The hydrocracking of n -pentane, -hexane and -heptane was studied using isomerisation catalysts comprising platinum on alumina and platinum on silica-alumina. The hydrocracking of n -pentane can be correlated with the dehydrogenation activity of the catalyst – a function of the platinum sites – but is not directly related to the nature of the acidic support. The products of the cracking reaction are evenly distributed over the range C.−C4 hydrocarbons and this distribution is not affected by altering the catalyst support. However, the change in pentane hydrocracking activity per unit change in dehydrogenation activity is less for platinum-alumina than for platinum-silica-alumina catalysts, with the result that the hydrocracking activity is in general less for platinum-alumina when the two catalysts have the same dehydrogenation activity. This may be explained by chemical interaction between platinum and the siliceous support. These results suggest that hydrocracking of n -pentane is catalysed by the platinum sites.
Hydrocracking of n -hexane and n -heptane does not give rise to an even distribution of cracking products but to a higher proportion of hydrocarbons derived from cracking at the centre-bond. This is a characteristic of cracking at acid sites. It is shown conclusively in the case of n -heptane that the more acidic silica-alumina support favours centre-bond cracking to a greater extent than the alumina support.

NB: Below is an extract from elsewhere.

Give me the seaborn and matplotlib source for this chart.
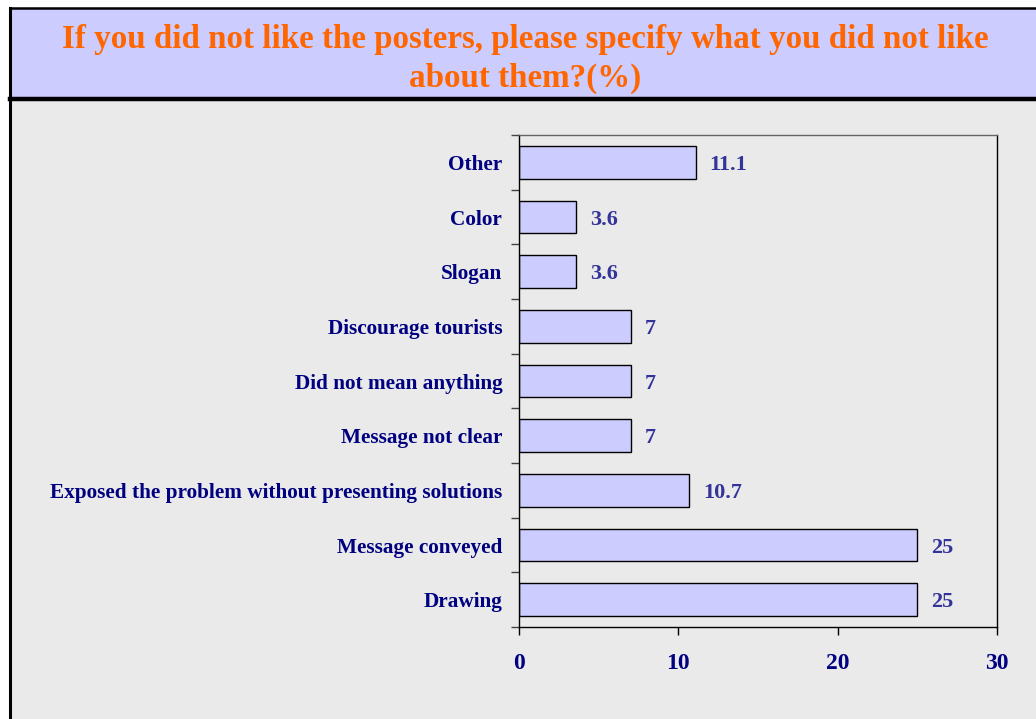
import numpy as np
import pandas as pd
import seaborn as sns
import matplotlib.pyplot as plt
from matplotlib.patches import Rectangle
from matplotlib.lines import Line2D
from matplotlib.ticker import FixedLocator

reasons = ['Other', 'Color', 'Slogan', 'Discourage tourists',
           'Did not mean anything', 'Message not clear',
           'Exposed the problem without presenting solutions',
           'Message conveyed', 'Drawing']
percent = [11.1, 3.6, 3.6, 7, 7, 7, 10.7, 25, 25]
value_text = ['11.1', '3.6', '3.6', '7', '7', '7', '10.7', '25', '25']
x_ticks = [0, 10, 20, 30]

title = 'If you did not like the posters, please specify what you did not like\nabout them?(%)'

plt.rcParams['font.family'] = ['Liberation Serif', 'DejaVu Serif']
plt.rcParams['font.weight'] = 'bold'

df = pd.DataFrame({'reason': reasons, 'pct': percent})

fig = plt.figure(figsize=(10.36, 7.19), dpi=100, facecolor='white')
W, H = 1036, 719

# page background: gray panel, lavender title box, black frame lines
fig.patches.append(Rectangle((10 / W, 0), 1 - 10 / W, 1 - 100 / H,
                             transform=fig.transFigure, facecolor='#EAEAEA',
                             edgecolor='none', zorder=-2))
fig.patches.append(Rectangle((10 / W, 1 - 99 / H), 1 - 10 / W, 91 / H,
                             transform=fig.transFigure, facecolor='#CCCCFF',
                             edgecolor='none', zorder=-2))
fig.lines.append(Line2D([10 / W, 1], [1 - 99 / H, 1 - 99 / H],
                        transform=fig.transFigure, color='black', lw=3.2))
fig.lines.append(Line2D([10 / W, 1], [1 - 8 / H, 1 - 8 / H],
                        transform=fig.transFigure, color='black', lw=1.8))
fig.lines.append(Line2D([10 / W, 10 / W], [0, 1 - 8 / H],
                        transform=fig.transFigure, color='black', lw=2.2))

fig.text(0.507, 1 - 59 / H, title, ha='center', va='center',
         fontsize=23.8, color='#FF6600', fontweight='bold', linespacing=1.32)

ax = fig.add_axes([519 / W, 1 - 627 / H, (997 - 519) / W, (627 - 135) / H])
ax.set_facecolor('#EAEAEA')

sns.barplot(data=df, x='pct', y='reason', orient='h', color='#CCCCFF',
            saturation=1, edgecolor='black', linewidth=1.0, width=0.6, ax=ax)

ax.set_xlim(0, 30)
ax.set_ylim(len(reasons) - 0.5, -0.5)
ax.set_xlabel('')
ax.set_ylabel('')
ax.set_xticks(x_ticks)
ax.set_xticklabels([str(t) for t in x_ticks])

for sp in ax.spines.values():
    sp.set_color('black')
    sp.set_linewidth(1.0)
ax.spines['top'].set_color('#666666')

# ticks at category boundaries, labels at centers
ax.yaxis.set_minor_locator(FixedLocator(np.arange(-0.5, len(reasons), 1.0)))
ax.tick_params(axis='y', which='major', length=0, pad=12,
               labelsize=15.3, labelcolor='#000080')
ax.tick_params(axis='y', which='minor', length=6, width=1, color='#444444',
               direction='out')
ax.tick_params(axis='x', which='major', length=6, width=1, direction='out',
               pad=13, labelsize=17, labelcolor='#000080')
for lab in ax.get_xticklabels() + ax.get_yticklabels():
    lab.set_fontweight('bold')

# value labels next to each bar
for bar, txt in zip(ax.patches, value_text):
    ax.annotate(txt, (bar.get_width(), bar.get_y() + bar.get_height() / 2),
                xytext=(10, -2), textcoords='offset points', ha='left',
                va='center', fontsize=16, color='#333399', fontweight='bold')

fig.savefig('out.png', dpi=100, facecolor=fig.get_facecolor())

The results obtained indicate that on dual-function isomerisation catalysts two types of cracking can occur depending on the chain length of the hydrocarbon. Platinum-catalysed hydrocracking, giving an even distribution of reaction products, occurs alone in n -pentane and together with acid-catalysed cracking in n -hexane. Acid site hydrocracking alone occurs in n -heptane. It is suggested that platinum-catalysed hydrocracking occurs via the olefin intermediate produced in the isomerisation reaction by dehydrogenation at the platinum sites.